大気中に含むことができる最大の水蒸気量を飽和水蒸気量、それに対する実際の水蒸気量の割合を相対湿度という。相対湿度100%未満のときに水蒸気を含んだ空気を冷やしていくと、相対湿度が100%に達する。そのときの温度を露点という。
雲は、上昇気流の発生によって露点を下回ることで、水蒸気の一部が水滴になることで生じる。なお、空気は熱を伝えにくいので、空気が上昇していったとき、気温の低い周囲の空気に冷やされるのではなく、断熱状態で気圧が下がることで断熱膨張が起こるため、温度が下がる。

・水蒸気に含まれる「熱」

地面から空気に熱が伝わるときは、直接伝わる熱もあるが、より効率的に伝わる熱がある。水蒸気が地面から空気に移動して、それが上昇していくにつれて、冷やされて凝結することで凝結熱を放出する。

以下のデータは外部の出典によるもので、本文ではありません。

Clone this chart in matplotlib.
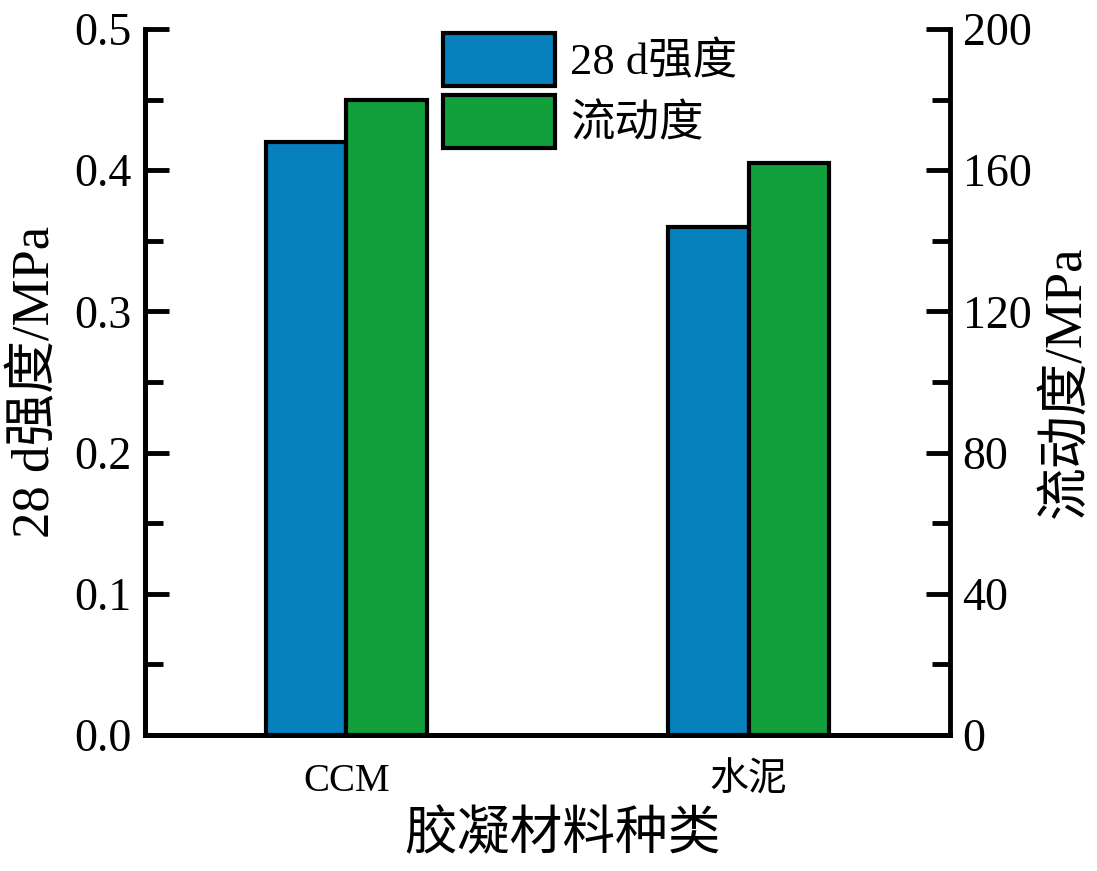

これを潜熱とこれから呼ぶことにする。
この潜熱により、上昇する空気は暖められるので、その温度低下の割合は周囲の空気に比べて小さいことが多いため、上昇気流は持続しやすい。

・大気の安定性

上昇する空気塊が周囲と熱のやりとりをせず、水蒸気の凝結も起こらないときの温度が低下する割合を乾燥断熱減率といい、0.98℃/100mである。
空気塊が飽和した場合は、その割合は小さくなる。これを湿潤断熱減率といい、大気圧では0.5℃/100m程度であるが、圧力が低下するにつれて乾燥断熱減率に近づいていく。
絶対安定
地上と上空の温度差が小さく、周囲の大気の温度低下の割合が湿潤断熱減率(0.5℃/100m)よりも小さい状態。この状態ではもし空気塊が上昇すると、必ず周囲の空気より低温になるため、上昇は発生しない。
絶対不安定
地上と上空の温度差が大きく、周囲の大気の温度低下の割合が乾燥断熱減率(0.98℃/100m)よりも大きい状態。上昇する空気塊は必ず周囲の大気より高温になるため、湿度が低くても上昇が起こる。対流圏上部では気温の低下が緩やかになるので、空気塊と周囲の空気が等しくなる高度(雲頂高度)まで上昇し続ける。
条件付き不安定
周囲の大気の温度低下の割合が湿潤断熱減率よりも大きく、乾燥断熱減率よりも小さい状態。周囲の空気に比べて温度が高いことはもちろん、湿度が高い場合のみ上昇気流が発生する。

②や③の状態において「大気の状態が不安定」とよく言われ、日射で地面が暖められたとき、上空に寒気が入ることにより上空と地上の気温差があるときだけでなく、下層の空気が湿っているときは潜熱が生じるため、上昇気流が雲頂高度まで持続し、大規模な積乱雲が発達しやすい。

・フェーン現象

湿った空気塊が山脈を越えるとき、山を越える前に露点に達すると、山脈の風上側に雲を発生させて、山脈の風下側には高温で乾燥した風が吹く。乾燥断熱減率と湿潤断熱減率の違いにより同じ高度であっても山脈を挟んで温度差が生じる。

・海陸風と山谷風

陸は海に比べて暖まりやすく冷えやすいので、昼間は陸の空気が膨張することで圧力が低下し、上昇気流となり、海から陸へと風が吹く(海風)。夜には逆の現象が発生する(陸風)。
山の斜面が暖められ、谷筋よりも地表付近の気温が大きくなるため、谷から斜面へと風が吹く(谷風)。夜には斜面から谷へと風が吹く(山風)。